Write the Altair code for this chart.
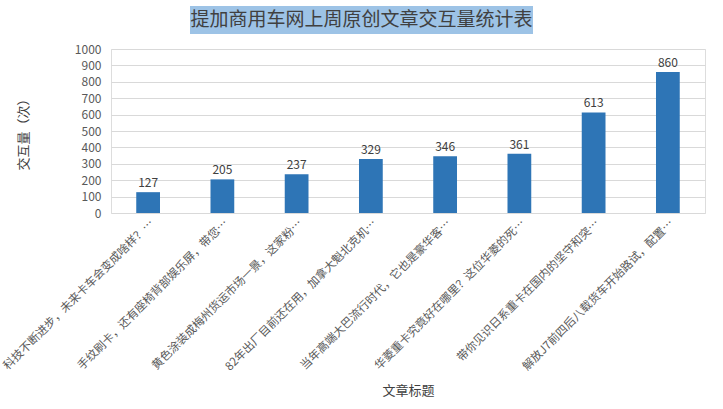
import altair as alt
import pandas as pd

titles = [
    "科技不断进步，未来卡车会变成啥样？…",
    "手纹刷卡，还有座椅背部娱乐屏，带您…",
    "黄色涂装成梅州货运市场一景，这家粉…",
    "82年出厂目前还在用，加拿大魁北克机…",
    "当年高端大巴流行时代，它也是豪华客…",
    "华菱重卡究竟好在哪里？这位华菱的死…",
    "带你见识日系重卡在国内的坚守和突…",
    "解放J7前四后八载货车开始路试，配置…",
]
values = [127, 205, 237, 329, 346, 361, 613, 860]
y_ticks = list(range(0, 1001, 100))
chart_title = "提加商用车网上周原创文章交互量统计表"

df = pd.DataFrame({"title": titles, "value": values})
FONT = "Noto Sans CJK SC"

x = alt.X("title:N", sort=titles, title="文章标题",
          scale=alt.Scale(paddingInner=0.68, paddingOuter=0.34),
          axis=alt.Axis(labelAngle=-45, labelFontSize=11.5, labelColor="#595959",
                        labelLimit=300, ticks=False, domain=False,
                        titleFontSize=13, titleFontWeight="normal", titleColor="#404040",
                        titlePadding=12, labelPadding=4))
y = alt.Y("value:Q", title="交互量（次）",
          scale=alt.Scale(domain=[0, 1000], nice=False),
          axis=alt.Axis(values=y_ticks, format="d", labelFontSize=12, labelColor="#595959",
                        labelOverlap=False, ticks=False, domain=False, gridColor="#d9d9d9",
                        titleFontSize=13, titleFontWeight="normal", titleColor="#404040",
                        titlePadding=44, labelPadding=10))

base = alt.Chart(df).encode(x=x, y=y)
bars = base.mark_bar(color="#2E75B6")
labels = base.mark_text(dy=-9, fontSize=12, color="#404040", font=FONT).encode(text="value:Q")

tdf = pd.DataFrame({"t": [chart_title]})
title_bg = alt.Chart(tdf).mark_rect(color="#9DC3E6").encode(
    x=alt.value(79), x2=alt.value(422), y=alt.value(-43), y2=alt.value(-15))
title_txt = alt.Chart(tdf).mark_text(
    fontSize=19, color="#404040", font=FONT, align="center", baseline="middle").encode(
    x=alt.value(250.5), y=alt.value(-29), text="t:N")

chart = alt.layer(bars, labels, title_bg, title_txt).properties(
    width=594, height=164,
    padding={"left": 111, "top": 49, "right": 18, "bottom": 196},
    autosize=alt.AutoSizeParams(type="none"),
    background="white",
).configure_view(stroke=None).configure(font=FONT)

chart.save("out.html", embed_options={"renderer": "svg", "actions": False})
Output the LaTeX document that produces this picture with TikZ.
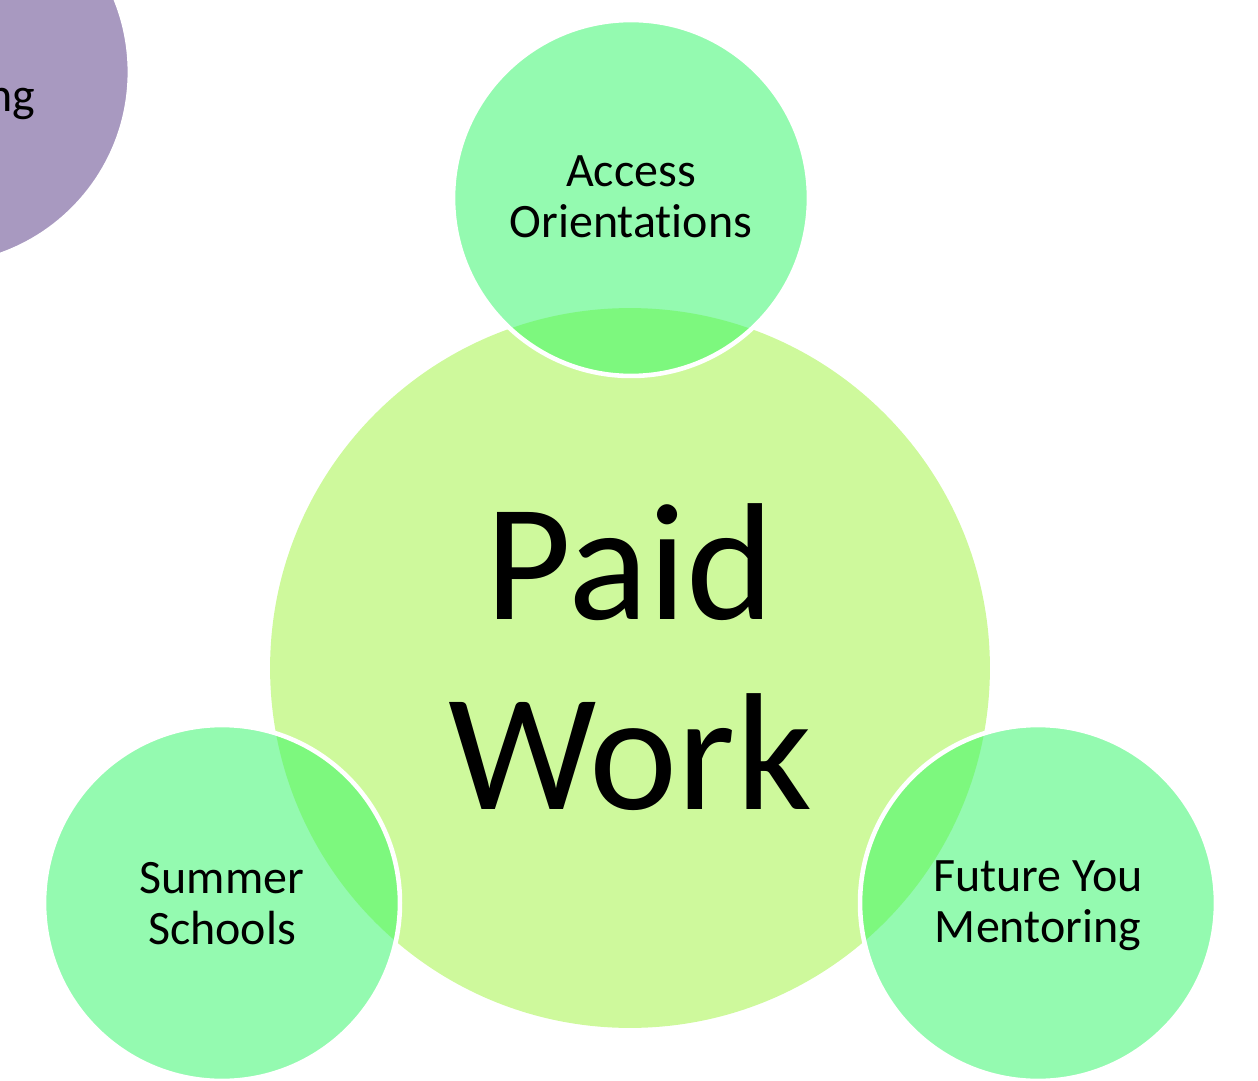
\documentclass[tikz,border=0pt]{standalone}
\usepackage{fontspec}
\setmainfont[RawFeature={-liga;-clig;-dlig}]{Carlito}
\definecolor{bigfill}{HTML}{CEF99C}
\definecolor{smallfill}{HTML}{94FAB0}
\definecolor{overlapfill}{HTML}{7DF87E}
\definecolor{purplefill}{HTML}{A899C0}
\begin{document}
\begin{tikzpicture}[x=0.02cm,y=-0.02cm,
  hub/.style={circle,fill=bigfill,minimum size=14.4cm,inner sep=0pt},
  spoke/.style={circle,fill=smallfill,minimum size=7.12cm,inner sep=0pt},
  rim/.style={draw=white,line width=2.6pt},
  smalltext/.style={font=\fontsize{27.3}{29}\selectfont,align=center,text=black},
  bigtext/.style={font=\fontsize{95}{108}\selectfont,align=center,text=black}]
\useasboundingbox (0,0) rectangle (1258,1081);
\begin{scope}
\clip (0,0) rectangle (1258,1081);
% partly visible neighbour circle
\node[circle,fill=purplefill,draw=white,line width=1pt,minimum size=7.7cm,inner sep=0pt] (prev) at (-64,72) {};
\node[smalltext,anchor=base east] (prevlabel) at (41,112) {ng};
% central circle
\node[hub] (hub) at (630,668) {};
% satellite circles
\node[spoke] (top) at (631,198) {};
\node[spoke] (left) at (222,903) {};
\node[spoke] (right) at (1038,903) {};
% darker lens where each satellite overlaps the centre
\begin{scope}
\clip (630,668) circle [radius=7.2cm];
\fill[overlapfill] (631,198) circle [radius=3.56cm];
\fill[overlapfill] (222,903) circle [radius=3.56cm];
\fill[overlapfill] (1038,903) circle [radius=3.56cm];
\end{scope}
\draw[rim] (631,198) circle [radius=3.56cm];
\draw[rim] (222,903) circle [radius=3.56cm];
\draw[rim] (1038,903) circle [radius=3.56cm];
\end{scope}
% labels
\node[bigtext] (hublabel) at (630,657) {Paid\\Work};
\node[smalltext] (toplabel) at (631,197) {Access\\Orientations};
\node[smalltext] (leftlabel) at (222,904) {Summer\\Schools};
\node[smalltext] (rightlabel) at (1038,906) {Future You\\Mentoring};
\end{tikzpicture}
\end{document}
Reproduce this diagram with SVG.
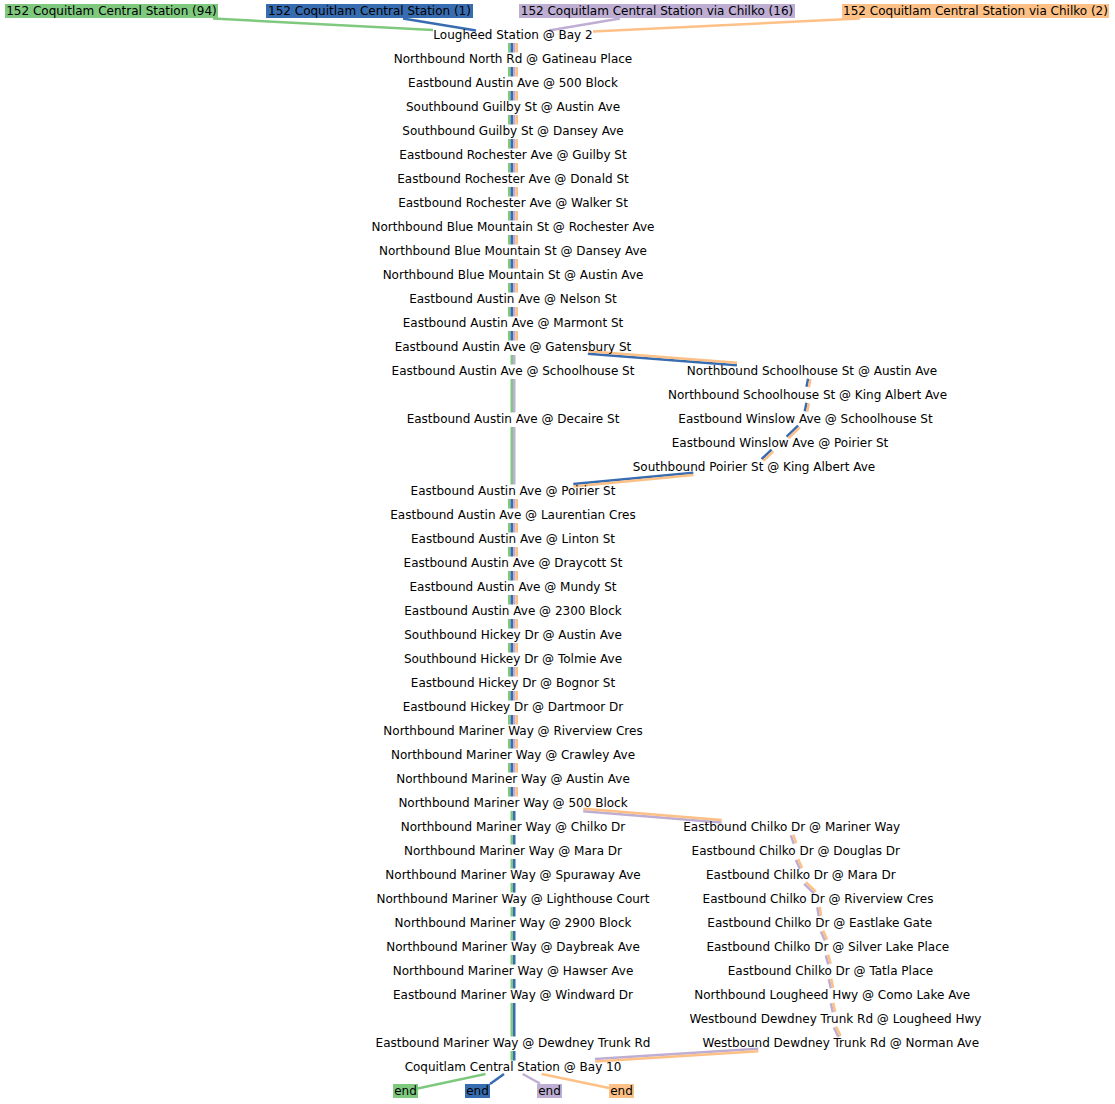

#### The exercise
Repeat the lines above, starting at the first and stopping after the line that holds "import pandas as pd", with the pictures left out.

#### Finished task
Write the Altair code for this chart.
import altair as alt
import pandas as pd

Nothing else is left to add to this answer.